HG2051 (AY24 Sem 2) Project 2: Group assignment

Introduction

This project constitutes 30% of your final grade for HG2051. Please work on the final program in groups of 2-3 and report together.

Project 2: Text classification

Text classification is a general term for automatically identifying properties of a text based on its linguistic content. For this project you will develop a program that classifies short SMS messages based on whether they are spam or not (ham). The initial project code in this repository will help you to get started, along the following lines (more detail is found in your project README on Github):

  1. The corpora you will primarily be using are located in the datasets subfolder of your repository, and a brief explanation of each are given in your Github repository. The SMS spam collection from UCI will be the set of data that you will use for training and testing the classifier.

  2. Create a list of words based on the labels of the short texts. Once you have sorted and filtered the words, write a function that uses these words in conjunction with the NLTK classifier to classify the messages and improve on the base score. This process is known as feature selection/engineering - the goal of the project is to implement other “features” that you can identify which might improve your classification. Some ideas for sentiment analysis of movie reviews can be found here. Keep in mind that successfully differentiating between real and fake messages/emails may require different features than for differentiating between the sentiment of movie reviews.

  3. Once you have determined the features that you want to extract, write a function that automatically extracts these features from the text as a dictionary. Then use the function to create a list of tuples, where the first item of the tuple is the dictionary of features and the second item is the category/classification (“ham” or “spam”) of the text.

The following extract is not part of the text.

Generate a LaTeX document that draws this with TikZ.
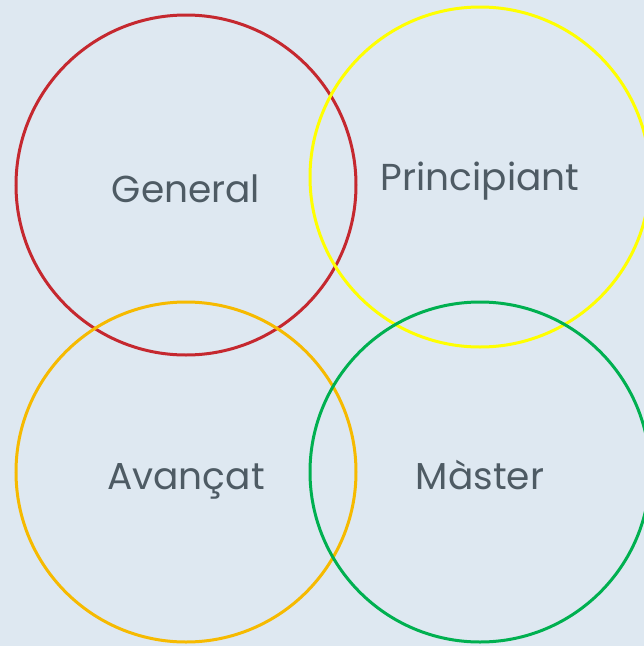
\documentclass[tikz,border=0pt]{standalone}
\usepackage{fontspec}
\setmainfont{Poppins}
\usepackage{tikz}
\definecolor{bg}{HTML}{DEE8F1}
\definecolor{txt}{HTML}{4E5B64}
\definecolor{cred}{HTML}{C5282F}
\definecolor{cyellow}{HTML}{FFFF00}
\definecolor{corange}{HTML}{F6BA00}
\definecolor{cgreen}{HTML}{00B050}

\begin{document}
\begin{tikzpicture}[x=1pt,y=-1pt,
  ring/.style={circle, draw, line width=3pt, minimum size=340pt, inner sep=0pt},
  lbl/.style={text=txt, inner sep=0pt, text height=26pt, text depth=0pt,
    font=\fontsize{37.5}{40}\selectfont}]
  \fill[bg] (0,0) rectangle (644,646);
  \useasboundingbox (0,0) rectangle (644,646);
  \clip (0,0) rectangle (644,646);
  \node (gen) [ring, draw=cred,    label={[lbl, yshift=-4pt]center:General}]     at (186,185) {};
  \node (pri) [ring, draw=cyellow, label={[lbl, yshift=0pt]center:Principiant}] at (480,177) {};
  \node (ava) [ring, draw=corange, label={[lbl, yshift=-4pt]center:Avançat}]     at (186,472) {};
  \node (mas) [ring, draw=cgreen,  label={[lbl, yshift=-4.5pt]center:Màster}]     at (480,472) {};
\end{tikzpicture}
\end{document}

  4. Split the dataset for training and validation to see how/whether your features improve classification using, i.e. the Naive Bayes classification algorithm in NLTK. It is important that whatever classifier you use, the training data is kept separate from the testing/validation set, otherwise you are simply letting the model “memorize” inputs (overfitting) and it will not generalize well to other datasets.

  5. Once you have a model that you think works pretty well on the SMS dataset, test its accuracy on the email dataset (which you have not used for training) to see how well it classifies email texts as ham/spam. At this point, you can train your classifier on the complete SMS dataset, since your email dataset is being used for testing (it is ‘unseen’). You can also incorporate other datasets into your training data. Your team’s ultimate goal is to improve the accuracy of your classifier on the unseen email dataset.

  6. This code is simply a starting point for exploration. What other features can you think of and implement to improve accuracy? How does the accuracy improve with different splits? Try to implement other classifiers and see how they perform on this dataset. Are there other lexical resources/corpora or algorithms within NLTK or from other sources that can improve your results? What is the best accuracy you can get? How does the genre of text (sms/emails) affect your classifier’s results?

  7. With your group, write a roughly 5-page paper (no longer than 10 pages) describing your goals, data, process, and results, and discussing some of the concerns identified in point 6. This paper should include relevant linguistic information and citations for your sources. Submit the paper as a PDF along with your annotated/commented Python code in a Github repository. The PDF should also be submitted via TurnItIn.